Protestantism in Early America

After spending ten years in a Lutheran grade school, I graduated from the eighth grade with no knowledge of religions other than my own. Religion classes were required each year, but only Lutheranism was discussed. Similarly, eighteenth century Puritans virtually ignored all other religions. Tax-supported schools taught only Protestant doctrine; even textbooks like The New England Primer used Protestant beliefs to teach the letters of the alphabet. Despite the fact that the Puritans ignored any group that did not agree with their beliefs, religious diversity thrived through new Protestant denominations and the influences of the Enlightenment.

The British colonies in the seventeenth and eighteenth centuries were predominantly Protestant. The Puritans who settled the Massachusetts Bay colony were Calvinists who stressed the idea of human helplessness. Their God knew everything and He alone could determine whether a person went to heaven or hell. The Puritans saw themselves as God’s chosen people who would create in Governor John Winthrop’s words “a city upon a hill”, or a model for other Christian civilizations in which church and state were united. Despite their religious goals, Puritans stole land from Native Americans and committed other injustices in the name of their Lord. For example, in 1637 Puritans were convinced that God agreed with their extermination of the entire Pequot tribe.

Although the American colonies were mainly Protestant, not all Protestants shared the same beliefs. A Puritan clergyman named Roger Williams protested against the crimes committed against Native Americans and said the church should not try to build a Christian society based on such actions. Like Williams, Anabaptists believed that the church should remain separate from the state. They also believed in separating themselves from society and forming their own communities of believers. Since Protestantism continues to be challenged and altered by different groups, it is clear that this religion will never become one-dimensional.

Just as Protestantism was divided in the colonies, non-Protestant religions provided religious diversity as well. In The Declaration of Independence, Thomas Jefferson wrote, “they [men] are endowed by their Creator with certain unalienable rights”. By using the word Creator, Jefferson was not referring to the vengeful God of the Puritans who determined who went to heaven or hell. Instead, Jefferson and other revolutionaries during the Enlightenment era of the eighteenth century shared the ideas of deists in Europe. Deists believed that God created the universe and then did not interfere with anything in it. The deist God had the confidence in mankind to let people independently govern the world He created.   

 

What Life was like for American Immigrants in the Nineteenth Century

Thousands of immigrants came to American cities like New York in the 1880s. The growth of industry created a need for labor; however, the laborers, including children, were rarely treated well. Jacob Riis published How the Other Half Lives to expose the living and working conditions in New York slums. The middle class was stunned into action to improve the city and reforms resulted from Riis’ writings.
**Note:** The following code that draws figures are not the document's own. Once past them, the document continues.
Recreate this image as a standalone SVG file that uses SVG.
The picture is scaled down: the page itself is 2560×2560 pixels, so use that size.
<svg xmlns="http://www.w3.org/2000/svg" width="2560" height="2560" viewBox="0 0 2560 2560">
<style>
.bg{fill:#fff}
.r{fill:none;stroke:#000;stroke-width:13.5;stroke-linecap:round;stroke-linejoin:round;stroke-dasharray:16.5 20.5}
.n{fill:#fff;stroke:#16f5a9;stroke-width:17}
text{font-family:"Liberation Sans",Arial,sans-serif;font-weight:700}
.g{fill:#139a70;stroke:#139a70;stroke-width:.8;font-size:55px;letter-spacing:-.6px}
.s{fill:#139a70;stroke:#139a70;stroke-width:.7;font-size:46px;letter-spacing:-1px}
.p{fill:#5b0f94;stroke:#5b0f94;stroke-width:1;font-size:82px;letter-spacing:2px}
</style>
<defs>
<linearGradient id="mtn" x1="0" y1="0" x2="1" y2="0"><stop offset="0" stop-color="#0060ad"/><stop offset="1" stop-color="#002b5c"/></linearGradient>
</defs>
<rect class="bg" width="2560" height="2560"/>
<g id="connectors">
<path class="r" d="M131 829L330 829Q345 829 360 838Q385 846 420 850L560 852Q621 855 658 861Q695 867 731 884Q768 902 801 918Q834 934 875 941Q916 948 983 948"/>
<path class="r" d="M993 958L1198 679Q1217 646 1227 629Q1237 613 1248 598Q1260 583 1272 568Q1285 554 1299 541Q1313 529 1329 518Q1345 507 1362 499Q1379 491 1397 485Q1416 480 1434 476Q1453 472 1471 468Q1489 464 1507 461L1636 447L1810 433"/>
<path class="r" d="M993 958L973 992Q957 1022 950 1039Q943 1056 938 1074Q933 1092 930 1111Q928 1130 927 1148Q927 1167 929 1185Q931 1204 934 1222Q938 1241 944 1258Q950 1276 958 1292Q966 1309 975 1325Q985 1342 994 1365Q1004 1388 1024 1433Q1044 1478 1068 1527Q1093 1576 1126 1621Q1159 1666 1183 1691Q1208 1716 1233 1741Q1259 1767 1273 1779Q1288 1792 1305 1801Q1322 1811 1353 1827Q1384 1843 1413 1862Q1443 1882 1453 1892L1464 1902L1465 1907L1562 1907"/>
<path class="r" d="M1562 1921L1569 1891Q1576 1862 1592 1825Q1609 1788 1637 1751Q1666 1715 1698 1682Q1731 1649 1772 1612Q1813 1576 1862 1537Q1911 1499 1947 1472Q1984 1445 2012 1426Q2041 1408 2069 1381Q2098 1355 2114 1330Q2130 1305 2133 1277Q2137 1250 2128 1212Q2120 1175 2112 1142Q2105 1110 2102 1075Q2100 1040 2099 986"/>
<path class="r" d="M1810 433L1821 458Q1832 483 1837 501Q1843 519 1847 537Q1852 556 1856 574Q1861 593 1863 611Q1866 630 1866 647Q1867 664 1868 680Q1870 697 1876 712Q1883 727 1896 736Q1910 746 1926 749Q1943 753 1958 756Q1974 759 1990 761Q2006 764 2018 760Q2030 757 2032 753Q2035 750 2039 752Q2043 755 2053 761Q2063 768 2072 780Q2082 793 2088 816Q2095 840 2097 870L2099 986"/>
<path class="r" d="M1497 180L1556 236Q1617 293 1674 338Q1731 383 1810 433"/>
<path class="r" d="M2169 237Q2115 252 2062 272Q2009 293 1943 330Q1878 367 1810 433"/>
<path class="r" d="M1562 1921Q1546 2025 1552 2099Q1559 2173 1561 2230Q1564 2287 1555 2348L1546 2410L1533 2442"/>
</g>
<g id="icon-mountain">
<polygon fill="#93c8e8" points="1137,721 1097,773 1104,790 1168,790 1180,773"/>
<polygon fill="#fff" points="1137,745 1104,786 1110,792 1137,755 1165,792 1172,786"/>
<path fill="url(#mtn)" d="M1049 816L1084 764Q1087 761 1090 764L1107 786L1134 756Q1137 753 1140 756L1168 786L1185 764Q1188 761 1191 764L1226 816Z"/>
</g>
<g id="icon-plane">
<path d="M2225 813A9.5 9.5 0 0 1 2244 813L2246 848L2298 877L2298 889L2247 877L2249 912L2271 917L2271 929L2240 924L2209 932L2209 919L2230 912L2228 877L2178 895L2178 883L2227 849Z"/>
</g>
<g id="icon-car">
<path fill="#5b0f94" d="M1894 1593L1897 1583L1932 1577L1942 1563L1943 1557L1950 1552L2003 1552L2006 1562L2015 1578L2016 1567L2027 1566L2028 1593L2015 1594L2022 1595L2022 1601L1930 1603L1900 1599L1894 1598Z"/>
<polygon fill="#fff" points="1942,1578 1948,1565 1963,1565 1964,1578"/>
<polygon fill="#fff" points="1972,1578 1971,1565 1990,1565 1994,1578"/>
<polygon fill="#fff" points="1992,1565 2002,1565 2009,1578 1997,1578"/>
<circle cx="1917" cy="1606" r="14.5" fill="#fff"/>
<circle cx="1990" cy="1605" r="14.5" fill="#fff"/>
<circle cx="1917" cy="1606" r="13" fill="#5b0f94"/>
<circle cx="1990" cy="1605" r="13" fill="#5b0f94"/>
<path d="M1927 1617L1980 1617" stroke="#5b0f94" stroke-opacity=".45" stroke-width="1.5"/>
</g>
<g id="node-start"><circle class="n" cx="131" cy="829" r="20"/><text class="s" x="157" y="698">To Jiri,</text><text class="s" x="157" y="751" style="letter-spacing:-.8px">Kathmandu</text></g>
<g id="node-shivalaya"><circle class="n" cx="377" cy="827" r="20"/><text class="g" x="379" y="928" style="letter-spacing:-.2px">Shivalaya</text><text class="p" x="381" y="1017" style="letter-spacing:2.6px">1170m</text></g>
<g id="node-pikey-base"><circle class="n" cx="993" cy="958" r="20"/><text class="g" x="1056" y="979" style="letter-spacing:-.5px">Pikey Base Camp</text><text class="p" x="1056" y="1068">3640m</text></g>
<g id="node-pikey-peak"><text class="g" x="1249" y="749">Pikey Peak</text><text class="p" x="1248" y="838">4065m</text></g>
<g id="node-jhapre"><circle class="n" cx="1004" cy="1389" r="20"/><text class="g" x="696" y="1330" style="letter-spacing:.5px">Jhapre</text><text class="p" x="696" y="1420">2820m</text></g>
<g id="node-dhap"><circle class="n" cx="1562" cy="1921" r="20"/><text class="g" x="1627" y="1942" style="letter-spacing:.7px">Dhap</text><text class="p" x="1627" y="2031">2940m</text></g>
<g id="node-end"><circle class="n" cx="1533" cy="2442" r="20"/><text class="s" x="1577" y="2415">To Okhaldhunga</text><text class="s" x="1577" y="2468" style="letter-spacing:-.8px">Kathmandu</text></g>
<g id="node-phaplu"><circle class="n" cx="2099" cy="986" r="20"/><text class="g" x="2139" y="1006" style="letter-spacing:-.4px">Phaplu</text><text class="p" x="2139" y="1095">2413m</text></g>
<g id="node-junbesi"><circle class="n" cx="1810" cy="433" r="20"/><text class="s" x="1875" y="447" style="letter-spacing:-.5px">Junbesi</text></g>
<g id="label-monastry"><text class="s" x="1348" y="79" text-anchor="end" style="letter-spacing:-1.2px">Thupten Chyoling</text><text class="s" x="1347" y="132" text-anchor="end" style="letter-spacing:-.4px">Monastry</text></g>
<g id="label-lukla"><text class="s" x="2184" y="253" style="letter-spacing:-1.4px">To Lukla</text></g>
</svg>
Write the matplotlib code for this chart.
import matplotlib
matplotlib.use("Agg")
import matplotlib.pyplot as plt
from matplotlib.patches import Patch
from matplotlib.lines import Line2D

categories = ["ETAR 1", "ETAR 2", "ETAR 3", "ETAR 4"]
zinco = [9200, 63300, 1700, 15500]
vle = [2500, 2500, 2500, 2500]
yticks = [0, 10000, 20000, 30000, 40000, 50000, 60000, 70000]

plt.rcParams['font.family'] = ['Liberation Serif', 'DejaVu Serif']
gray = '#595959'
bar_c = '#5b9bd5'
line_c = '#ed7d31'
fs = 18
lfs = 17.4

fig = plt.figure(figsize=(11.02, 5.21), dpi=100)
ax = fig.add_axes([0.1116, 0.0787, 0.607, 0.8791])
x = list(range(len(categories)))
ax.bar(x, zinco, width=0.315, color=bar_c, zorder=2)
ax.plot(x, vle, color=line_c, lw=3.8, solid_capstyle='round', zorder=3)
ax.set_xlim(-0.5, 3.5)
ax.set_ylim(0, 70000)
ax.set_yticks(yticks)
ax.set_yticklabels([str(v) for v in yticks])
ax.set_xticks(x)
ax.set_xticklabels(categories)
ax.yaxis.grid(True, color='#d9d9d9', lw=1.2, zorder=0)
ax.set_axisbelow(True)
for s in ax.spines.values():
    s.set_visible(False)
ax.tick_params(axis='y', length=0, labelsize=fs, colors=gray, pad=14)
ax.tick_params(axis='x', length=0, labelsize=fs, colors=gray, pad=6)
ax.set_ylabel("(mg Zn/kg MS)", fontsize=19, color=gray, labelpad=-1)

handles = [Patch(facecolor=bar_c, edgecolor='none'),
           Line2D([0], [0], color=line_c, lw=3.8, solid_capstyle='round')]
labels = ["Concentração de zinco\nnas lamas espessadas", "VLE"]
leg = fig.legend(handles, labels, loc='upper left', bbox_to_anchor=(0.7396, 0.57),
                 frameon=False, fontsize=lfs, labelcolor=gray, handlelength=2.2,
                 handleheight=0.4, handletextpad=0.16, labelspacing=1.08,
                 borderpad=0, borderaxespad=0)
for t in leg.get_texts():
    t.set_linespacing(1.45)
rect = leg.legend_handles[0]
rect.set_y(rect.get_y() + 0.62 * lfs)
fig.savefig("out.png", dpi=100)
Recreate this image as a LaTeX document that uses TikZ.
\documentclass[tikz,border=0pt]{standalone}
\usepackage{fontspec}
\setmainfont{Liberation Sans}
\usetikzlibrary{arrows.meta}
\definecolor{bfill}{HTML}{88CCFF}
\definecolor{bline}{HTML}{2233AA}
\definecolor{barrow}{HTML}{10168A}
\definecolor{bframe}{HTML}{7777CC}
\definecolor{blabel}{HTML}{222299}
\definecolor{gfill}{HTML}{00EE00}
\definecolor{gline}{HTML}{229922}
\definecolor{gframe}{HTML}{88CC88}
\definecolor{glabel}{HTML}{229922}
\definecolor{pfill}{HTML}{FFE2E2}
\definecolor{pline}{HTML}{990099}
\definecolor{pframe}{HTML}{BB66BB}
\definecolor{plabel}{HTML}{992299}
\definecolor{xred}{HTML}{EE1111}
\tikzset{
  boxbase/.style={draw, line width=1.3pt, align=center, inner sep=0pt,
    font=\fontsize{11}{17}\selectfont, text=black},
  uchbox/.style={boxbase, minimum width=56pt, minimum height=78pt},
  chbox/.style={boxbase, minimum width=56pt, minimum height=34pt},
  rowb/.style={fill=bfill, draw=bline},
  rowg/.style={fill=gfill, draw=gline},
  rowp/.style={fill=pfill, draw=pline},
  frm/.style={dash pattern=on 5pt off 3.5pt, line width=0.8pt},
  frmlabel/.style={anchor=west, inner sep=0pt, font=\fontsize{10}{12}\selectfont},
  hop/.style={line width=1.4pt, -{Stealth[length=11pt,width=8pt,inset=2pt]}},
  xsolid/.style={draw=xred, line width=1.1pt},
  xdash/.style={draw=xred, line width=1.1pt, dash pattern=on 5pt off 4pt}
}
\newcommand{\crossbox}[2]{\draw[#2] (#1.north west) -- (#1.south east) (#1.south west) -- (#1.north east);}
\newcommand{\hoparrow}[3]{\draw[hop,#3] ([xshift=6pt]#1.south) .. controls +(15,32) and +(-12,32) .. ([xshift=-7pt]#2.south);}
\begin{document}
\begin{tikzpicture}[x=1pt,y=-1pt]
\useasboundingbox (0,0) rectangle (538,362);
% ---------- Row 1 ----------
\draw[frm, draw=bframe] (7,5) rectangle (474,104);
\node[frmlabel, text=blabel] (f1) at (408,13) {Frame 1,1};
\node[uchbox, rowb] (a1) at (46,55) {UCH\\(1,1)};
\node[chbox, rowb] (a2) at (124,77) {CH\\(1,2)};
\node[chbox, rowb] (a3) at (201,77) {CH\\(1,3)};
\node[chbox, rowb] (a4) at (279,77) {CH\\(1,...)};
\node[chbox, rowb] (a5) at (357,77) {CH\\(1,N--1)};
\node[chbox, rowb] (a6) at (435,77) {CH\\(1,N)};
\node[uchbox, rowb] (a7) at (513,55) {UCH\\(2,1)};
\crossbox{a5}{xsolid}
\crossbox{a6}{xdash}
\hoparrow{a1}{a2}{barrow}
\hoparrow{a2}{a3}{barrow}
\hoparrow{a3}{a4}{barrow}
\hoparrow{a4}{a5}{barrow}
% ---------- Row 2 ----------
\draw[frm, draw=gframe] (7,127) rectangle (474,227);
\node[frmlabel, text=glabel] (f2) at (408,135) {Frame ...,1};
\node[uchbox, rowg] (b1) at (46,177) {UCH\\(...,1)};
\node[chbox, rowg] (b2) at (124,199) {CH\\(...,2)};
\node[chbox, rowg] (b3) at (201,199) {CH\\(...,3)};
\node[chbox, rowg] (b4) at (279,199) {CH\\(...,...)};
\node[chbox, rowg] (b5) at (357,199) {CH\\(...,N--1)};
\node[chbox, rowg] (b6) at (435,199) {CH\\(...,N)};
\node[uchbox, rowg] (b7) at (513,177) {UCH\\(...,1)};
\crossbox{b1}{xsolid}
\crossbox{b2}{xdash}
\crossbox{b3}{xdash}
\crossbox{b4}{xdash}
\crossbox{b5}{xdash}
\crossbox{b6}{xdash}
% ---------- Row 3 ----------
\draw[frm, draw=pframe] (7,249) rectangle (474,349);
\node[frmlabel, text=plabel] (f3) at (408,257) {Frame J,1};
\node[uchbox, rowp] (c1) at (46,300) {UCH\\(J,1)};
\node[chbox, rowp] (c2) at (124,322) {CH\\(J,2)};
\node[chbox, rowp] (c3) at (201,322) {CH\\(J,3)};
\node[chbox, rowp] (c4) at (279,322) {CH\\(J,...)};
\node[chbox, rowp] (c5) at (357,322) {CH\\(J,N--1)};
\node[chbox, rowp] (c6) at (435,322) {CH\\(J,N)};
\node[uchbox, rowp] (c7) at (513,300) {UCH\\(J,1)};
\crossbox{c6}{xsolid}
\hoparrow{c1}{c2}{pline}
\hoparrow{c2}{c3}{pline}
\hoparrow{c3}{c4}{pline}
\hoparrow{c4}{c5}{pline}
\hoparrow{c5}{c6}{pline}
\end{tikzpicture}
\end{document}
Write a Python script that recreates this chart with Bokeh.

In his book, Riis points out that immigrants who were established and had become successful in America were treating the new immigrants poorly. For example, an Italian family paid an Irish landlord more than twice what their three rooms were worth. The head of the family asked the landlord to lower the rent, but he threatened to throw the family out in the street if they did not pay what he asked. Riis wrote, “The once unwelcome Irishman has been followed in his turn by the Italian, the Russian Jew, and the Chinaman, and has himself taken a hand at opposition…against these latter hordes.” Since immigrants like the Irish who were in America longer were treated poorly when they arrived, they treated new immigrants badly as well.

Although today working from home is often considered a luxury, this was not true for immigrants in the late nineteenth century. Factories hired immigrants to work from home because there were no laws that governed how long an immigrant could work outside the factory. Inside the factory there were rules, like required lunch breaks, and children could not start working until they were in their teens. In the tenements, however, “the child works unchallenged from the day he is old enough to pull a thread. There is no such thing as a dinner hour…and the “day” is lengthened at both ends far into the night.”

Working and living conditions in the tenements became even more unbearable in the summer. Families were so crowded together that diseases spread easily and many people, especially children, did not live through August. Fire escapes and trucks became bedrooms so that people could by chance get some fresher air than the stifling heat from cooking and working indoors provided.

Sadly, there was little chance that a young immigrant could improve his condition. Riis wrote, “The old question, what to do with the boy, assumes a new and serious phase in the tenements…in nine cases out of ten he would make an excellent mechanic, if trained early to work at a trade, for he is neither dull nor slow, but the short-sighted despotism of the trades unions has practically closed that avenue to him.” Once a child was born into a poor immigrant family, other Americans, including former immigrants, refused to help him make a decent living. Without the chance to earn money honestly, many immigrant children took to the streets and became thieves.